Skeletal Dysplasia 2, or SD2, causes a shortened stature and is a type of dwarfism in which long bones do not fully develop. This means affected dogs have short legs but their body is usually a normal length.

Hereditary Nasal Parkeratosis

Hereditary Nasal Parkeratosis, or HNPK, is an inherited disease known only to affect the Labrador. It causes a dry nose and subsequent swelling and irritation of the skin. The nose becomes rough and crusty and often lightens in colour. The disease usually develops between 6-12 months of age in affected dogs.


Labradors are prone to obesity. They enjoy their food and if not properly exercised can easily put on weight. Being overweight can cause other health problems such as osteoarthritis and hip dysplasia to exhibit more severe clinical signs and progress faster, as well as precipitating the development of secondary related conditions, such as diabetes.

Appropriate controlled feeding and sufficient exercise and stimulation are key to maintaining a Labrador at a healthy weight. Labradors should have a visible waist and not be allowed to become heavy and fat to combat this propensity to gain weight.

Exercise and Activity Levels

Labradors are a very lively active breed that enjoy the company of other dogs, which are a source of stimulation and encourage exercise. They need plenty of exercise every day to stay healthy and happy and ideally need some exercise off the lead. They should be exercised for a minimum of 1-2 hours a day. Ensuring a Labrador is properly exercised is key to combating weight gain, which the breed is prone to. Labrador Retrievers enjoy swimming and the stimulation that field and other work can provide.


Labrador Retrievers do not require a large amount of grooming, however regular brushing can help to reduce shedding in the house as when they are changing their coat shedding can be heavy. They may need an occasional bath but are not especially prone to any eye or ear problems.

Famous Labrador Retrievers

The Labrador is affable, intelligent and good-natured and this has made them extremely popular as working dogs and in popular culture.

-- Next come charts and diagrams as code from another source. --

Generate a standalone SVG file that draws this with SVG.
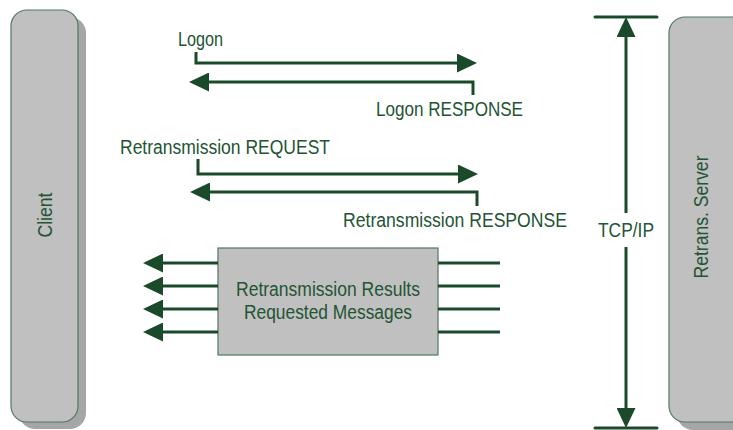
<svg xmlns="http://www.w3.org/2000/svg" width="733" height="430" viewBox="0 0 733 430">
<style>
  text { font-family: "Liberation Sans", Arial, sans-serif; font-size: 19.5px; fill: #235434; }
  .box { fill: #c0c0c0; stroke: #4e7a5e; stroke-width: 1.2; }
  .shadow { fill: #a6a6a6; stroke: none; }
  .conn { fill: none; stroke: #1a4a2a; stroke-width: 3; }
  .bar { stroke: #1a4a2a; stroke-width: 3; stroke-linecap: round; }
</style>
<defs>
  <marker id="ah" viewBox="0 0 20 19" markerWidth="20" markerHeight="19" refX="4" refY="9.5" orient="auto" markerUnits="userSpaceOnUse">
    <path d="M0,0 L20,9.5 L0,19 z" fill="#1a4a2a"/>
  </marker>
</defs>

<g id="client">
  <rect class="shadow" x="19" y="17" width="67" height="412" rx="16"/>
  <rect class="box" x="11" y="10" width="67" height="412" rx="16"/>
  <text transform="translate(52,215) rotate(-90)" text-anchor="middle" textLength="45" lengthAdjust="spacingAndGlyphs">Client</text>
</g>

<g id="server">
  <rect class="shadow" x="677" y="24" width="80" height="406" rx="16"/>
  <rect class="box" x="669" y="17" width="80" height="405" rx="16"/>
  <text transform="translate(708,217) rotate(-90)" text-anchor="middle" textLength="123" lengthAdjust="spacingAndGlyphs">Retrans. Server</text>
</g>

<g id="results">
  <rect class="box" x="218" y="248" width="220" height="107" stroke-width="1.5"/>
  <text x="328" y="296" text-anchor="middle" textLength="184" lengthAdjust="spacingAndGlyphs">Retransmission Results</text>
  <text x="328" y="319" text-anchor="middle" textLength="168" lengthAdjust="spacingAndGlyphs">Requested Messages</text>
</g>

<g id="labels">
  <text x="178" y="46" textLength="45" lengthAdjust="spacingAndGlyphs">Logon</text>
  <text x="523" y="116" text-anchor="end" textLength="147" lengthAdjust="spacingAndGlyphs">Logon RESPONSE</text>
  <text x="120" y="154" textLength="210" lengthAdjust="spacingAndGlyphs">Retransmission REQUEST</text>
  <text x="567" y="227" text-anchor="end" textLength="224" lengthAdjust="spacingAndGlyphs">Retransmission RESPONSE</text>
  <text x="626" y="237" text-anchor="middle" textLength="56" lengthAdjust="spacingAndGlyphs">TCP/IP</text>
</g>

<g id="connectors">
  <path class="conn" d="M196,52 V63 H461" marker-end="url(#ah)"/>
  <path class="conn" d="M473,95 V82 H205" marker-end="url(#ah)"/>
  <path class="conn" d="M198,159 V174 H462" marker-end="url(#ah)"/>
  <path class="conn" d="M477,206 V192 H206" marker-end="url(#ah)"/>

  <path class="conn" d="M218,263 H159" marker-end="url(#ah)"/>
  <path class="conn" d="M218,286 H159" marker-end="url(#ah)"/>
  <path class="conn" d="M218,309 H159" marker-end="url(#ah)"/>
  <path class="conn" d="M218,332 H159" marker-end="url(#ah)"/>
  <path class="conn" d="M438,263 H500"/>
  <path class="conn" d="M438,286 H500"/>
  <path class="conn" d="M438,309 H500"/>
  <path class="conn" d="M438,332 H500"/>

  <line class="bar" x1="595" y1="17" x2="657" y2="17"/>
  <line class="bar" x1="595" y1="428" x2="657" y2="428"/>
  <path class="conn" d="M626,213 V33" marker-end="url(#ah)"/>
  <path class="conn" d="M626,247 V412" marker-end="url(#ah)"/>
</g>
</svg>
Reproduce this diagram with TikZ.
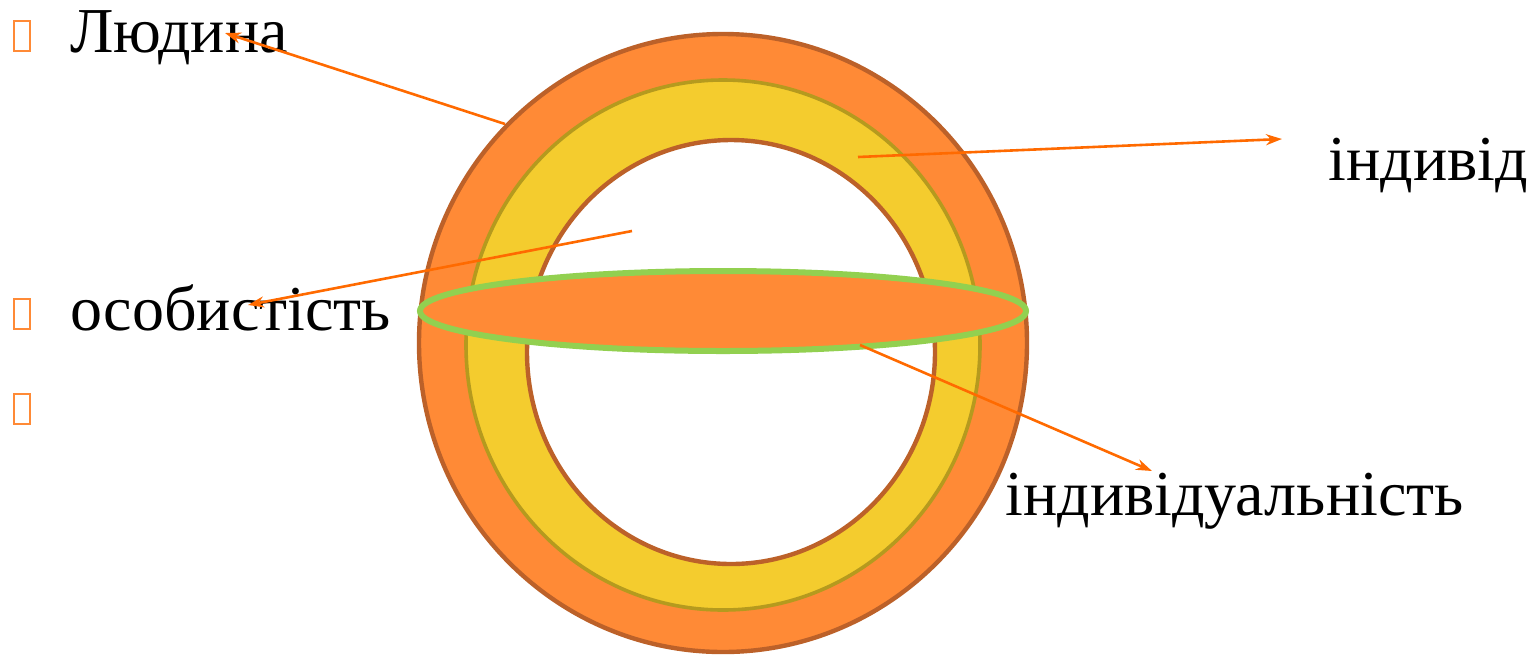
\documentclass[tikz,border=0pt]{standalone}
\usepackage{fontspec}
\setmainfont{Liberation Serif}
\usetikzlibrary{arrows.meta}
\definecolor{ringorange}{HTML}{FF8A36}
\definecolor{ringbrown}{HTML}{BC6129}
\definecolor{ringyellow}{HTML}{F4CC2E}
\definecolor{ringolive}{HTML}{B59A1E}
\definecolor{lgreen}{HTML}{92D050}
\definecolor{arr}{HTML}{FF6A00}
\tikzset{
  lbl/.style={anchor=base west, inner sep=0pt, font=\fontsize{32pt}{38pt}\selectfont},
  bul/.style={draw=ringorange, line width=1.4pt},
  arw/.style={draw=arr, line width=1.3pt, -{Stealth[length=8pt,width=5.5pt]}}
}
\begin{document}
\begin{tikzpicture}[x=0.5pt,y=-0.5pt]
\useasboundingbox (0,0) rectangle (1533,655);
% rings
\fill[ringorange, draw=ringbrown, line width=2.2pt] (723,343) ellipse [x radius=304, y radius=309];
\fill[ringyellow, draw=ringolive, line width=1.8pt] (723,345) ellipse [x radius=257, y radius=265];
\fill[white, draw=ringbrown, line width=2.2pt] (731,352) ellipse [x radius=204, y radius=212];
\fill[ringorange, draw=lgreen, line width=3pt] (723,311) ellipse [x radius=303, y radius=40];
% bullets
\draw[bul] (14,21) rectangle (30,51);
\draw[bul] (14,299) rectangle (30,329);
\draw[bul] (14,394) rectangle (30,424);
% labels
\node[lbl] (l1) at (70,52) {Людина};
\node[lbl] (l2) at (70,330) {особистість};
\node[lbl] (l3) at (1328,180) {індивід};
\node[lbl] (l4) at (1005,515) {індивідуальність};
% arrow endpoints
\coordinate (s1) at (505,124);
\coordinate (e1) at (225,33);
\coordinate (s2) at (858,157);
\coordinate (e2) at (1282,139);
\coordinate (s3) at (632,231);
\coordinate (e3) at (248,305);
\coordinate (s4) at (860,345);
\coordinate (e4) at (1152,471);
\draw[arw] (s1) -- (e1);
\draw[arw] (s2) -- (e2);
\draw[arw] (s3) -- (e3);
\draw[arw] (s4) -- (e4);
\end{tikzpicture}
\end{document}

Some famous Labrador Retrievers include:

  • Endal, a UK service dog who has won numerous awards including the PDSA’s Gold Medal for Animal Gallantry and Devotion to Duty
  • Dorado, a guide dog who led his owner Omar Riviera down 70 stories before one of the Twin Towers collapsed
  • Jack, a search and rescue dog who helped look for survivors after the 9/11 attacks and Hurricane Katrina
  • Brian Griffin, from the TV sitcom, Family Guy
  • Krypto, Superman’s dog
  • Luath from the film, Homeward Bound: The Incredible Journey
  • Wowser from the film, Rascal
  • Marley in the film and book, Marley and Me
  • Randolph from the film, A Dog About Town
  • Vincent from the TV series, Lost
  • Zeus from the film, The Dog Who Saved Christmas


The Labradors popularity, great character and versatility mean it has been crossed with numerous different breeds. Popular crossbreeds today include:

There are also hybrids of hybrids involving the sweet tempered Labrador. The Double Doodle, for example, is a cross between the Labradoodle (a Labrador with a Poodle) and the Goldendoodle (a Golden Retriever with a Poodle).